Print exactly the lines from the first one down to the line containing "var yTicks=[0,0.5,1,1.5,2,2.5,3,3.5,4];", both ends included, with no pictures and nothing else.

* DATA PROVIDED

┌──

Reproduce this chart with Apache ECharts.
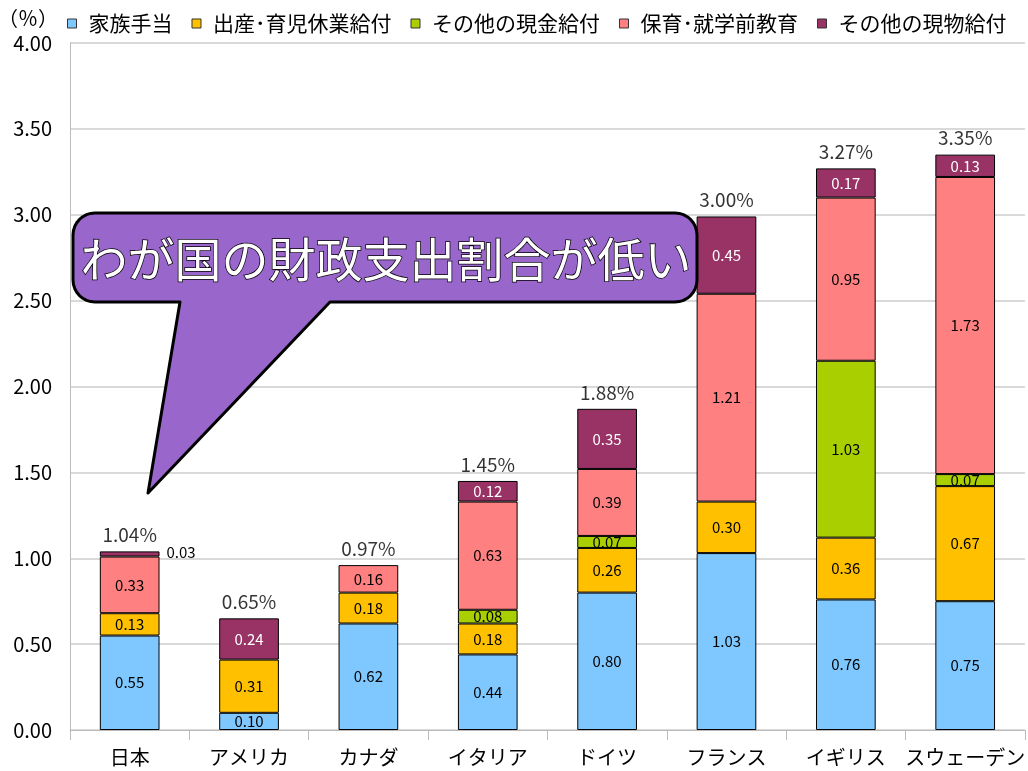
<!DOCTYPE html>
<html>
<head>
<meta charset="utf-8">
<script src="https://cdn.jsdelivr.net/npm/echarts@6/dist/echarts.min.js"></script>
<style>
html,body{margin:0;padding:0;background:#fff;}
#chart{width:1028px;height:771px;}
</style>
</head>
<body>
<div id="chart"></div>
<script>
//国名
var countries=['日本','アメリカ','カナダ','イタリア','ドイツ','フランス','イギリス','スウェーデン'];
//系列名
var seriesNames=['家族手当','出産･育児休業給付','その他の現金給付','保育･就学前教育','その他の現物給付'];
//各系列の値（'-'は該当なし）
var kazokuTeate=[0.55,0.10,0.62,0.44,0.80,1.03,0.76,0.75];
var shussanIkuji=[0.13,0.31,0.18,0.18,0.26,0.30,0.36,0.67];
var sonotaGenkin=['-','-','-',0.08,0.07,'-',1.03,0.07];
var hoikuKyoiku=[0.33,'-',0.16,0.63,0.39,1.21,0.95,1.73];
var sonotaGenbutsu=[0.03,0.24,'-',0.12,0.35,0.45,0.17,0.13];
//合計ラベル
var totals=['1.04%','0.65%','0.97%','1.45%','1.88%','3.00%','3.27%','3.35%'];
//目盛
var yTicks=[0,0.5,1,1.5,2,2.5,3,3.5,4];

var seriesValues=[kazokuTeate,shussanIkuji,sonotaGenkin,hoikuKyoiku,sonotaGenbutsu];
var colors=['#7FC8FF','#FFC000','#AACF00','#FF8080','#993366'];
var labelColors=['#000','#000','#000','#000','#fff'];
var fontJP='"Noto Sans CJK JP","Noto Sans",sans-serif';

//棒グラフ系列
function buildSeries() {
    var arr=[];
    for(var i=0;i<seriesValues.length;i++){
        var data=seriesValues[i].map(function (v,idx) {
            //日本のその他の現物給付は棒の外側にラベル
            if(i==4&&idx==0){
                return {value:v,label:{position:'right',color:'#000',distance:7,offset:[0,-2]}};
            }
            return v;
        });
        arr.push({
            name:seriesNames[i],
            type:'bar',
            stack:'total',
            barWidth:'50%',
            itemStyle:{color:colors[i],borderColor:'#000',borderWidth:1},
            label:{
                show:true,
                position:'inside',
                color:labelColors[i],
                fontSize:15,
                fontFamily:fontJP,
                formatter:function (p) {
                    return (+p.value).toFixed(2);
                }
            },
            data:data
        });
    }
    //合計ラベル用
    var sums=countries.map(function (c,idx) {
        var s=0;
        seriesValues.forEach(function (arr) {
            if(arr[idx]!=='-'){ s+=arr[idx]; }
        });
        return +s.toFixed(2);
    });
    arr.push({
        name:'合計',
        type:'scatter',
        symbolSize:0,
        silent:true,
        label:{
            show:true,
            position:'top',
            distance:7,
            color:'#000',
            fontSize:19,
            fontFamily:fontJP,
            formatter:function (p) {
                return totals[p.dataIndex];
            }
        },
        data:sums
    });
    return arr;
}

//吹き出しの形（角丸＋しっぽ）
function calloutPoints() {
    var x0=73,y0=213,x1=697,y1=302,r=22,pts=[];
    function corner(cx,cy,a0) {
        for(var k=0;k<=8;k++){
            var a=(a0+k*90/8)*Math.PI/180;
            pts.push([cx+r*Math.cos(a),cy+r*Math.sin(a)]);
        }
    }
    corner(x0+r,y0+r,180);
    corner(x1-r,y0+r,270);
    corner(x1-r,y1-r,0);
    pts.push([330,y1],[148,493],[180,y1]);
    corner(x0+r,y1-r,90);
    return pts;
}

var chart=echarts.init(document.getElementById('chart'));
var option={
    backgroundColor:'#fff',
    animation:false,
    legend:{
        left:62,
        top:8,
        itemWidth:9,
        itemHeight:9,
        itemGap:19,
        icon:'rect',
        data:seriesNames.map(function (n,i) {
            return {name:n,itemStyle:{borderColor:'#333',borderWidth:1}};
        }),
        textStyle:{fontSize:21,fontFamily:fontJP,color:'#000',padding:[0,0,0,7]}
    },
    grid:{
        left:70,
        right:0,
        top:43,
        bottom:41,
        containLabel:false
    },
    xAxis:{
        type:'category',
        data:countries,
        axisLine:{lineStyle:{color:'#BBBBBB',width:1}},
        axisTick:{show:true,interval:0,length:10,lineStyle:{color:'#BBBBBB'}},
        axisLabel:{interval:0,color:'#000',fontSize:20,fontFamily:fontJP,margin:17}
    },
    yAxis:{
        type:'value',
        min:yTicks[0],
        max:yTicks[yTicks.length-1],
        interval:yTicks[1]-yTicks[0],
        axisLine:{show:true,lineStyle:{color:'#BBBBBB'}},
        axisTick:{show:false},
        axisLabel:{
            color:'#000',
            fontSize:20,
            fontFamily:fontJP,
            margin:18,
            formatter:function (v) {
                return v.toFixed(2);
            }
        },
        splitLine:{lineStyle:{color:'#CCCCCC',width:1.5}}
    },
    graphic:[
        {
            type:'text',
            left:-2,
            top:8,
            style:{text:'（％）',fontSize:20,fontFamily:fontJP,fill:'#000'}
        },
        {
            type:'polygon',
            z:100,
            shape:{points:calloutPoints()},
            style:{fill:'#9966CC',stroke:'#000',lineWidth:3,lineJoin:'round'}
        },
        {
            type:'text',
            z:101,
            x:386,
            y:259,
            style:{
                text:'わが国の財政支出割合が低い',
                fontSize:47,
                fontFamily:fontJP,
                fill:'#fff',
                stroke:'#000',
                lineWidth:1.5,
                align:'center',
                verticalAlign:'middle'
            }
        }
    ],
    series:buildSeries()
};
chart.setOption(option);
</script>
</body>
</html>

└──

* RESPONSE BELOW
Reproduce this chart with Apache ECharts.
<!DOCTYPE html>
<html>
<head>
<meta charset="utf-8">
<script src="https://cdn.jsdelivr.net/npm/echarts@6/dist/echarts.min.js"></script>
<style>
html,body{margin:0;padding:0;background:#fff;}
#chart{width:1028px;height:771px;}
</style>
</head>
<body>
<div id="chart"></div>
<script>
//国名
var countries=['日本','アメリカ','カナダ','イタリア','ドイツ','フランス','イギリス','スウェーデン'];
//系列名
var seriesNames=['家族手当','出産･育児休業給付','その他の現金給付','保育･就学前教育','その他の現物給付'];
//各系列の値（'-'は該当なし）
var kazokuTeate=[0.55,0.10,0.62,0.44,0.80,1.03,0.76,0.75];
var shussanIkuji=[0.13,0.31,0.18,0.18,0.26,0.30,0.36,0.67];
var sonotaGenkin=['-','-','-',0.08,0.07,'-',1.03,0.07];
var hoikuKyoiku=[0.33,'-',0.16,0.63,0.39,1.21,0.95,1.73];
var sonotaGenbutsu=[0.03,0.24,'-',0.12,0.35,0.45,0.17,0.13];
//合計ラベル
var totals=['1.04%','0.65%','0.97%','1.45%','1.88%','3.00%','3.27%','3.35%'];
//目盛
var yTicks=[0,0.5,1,1.5,2,2.5,3,3.5,4];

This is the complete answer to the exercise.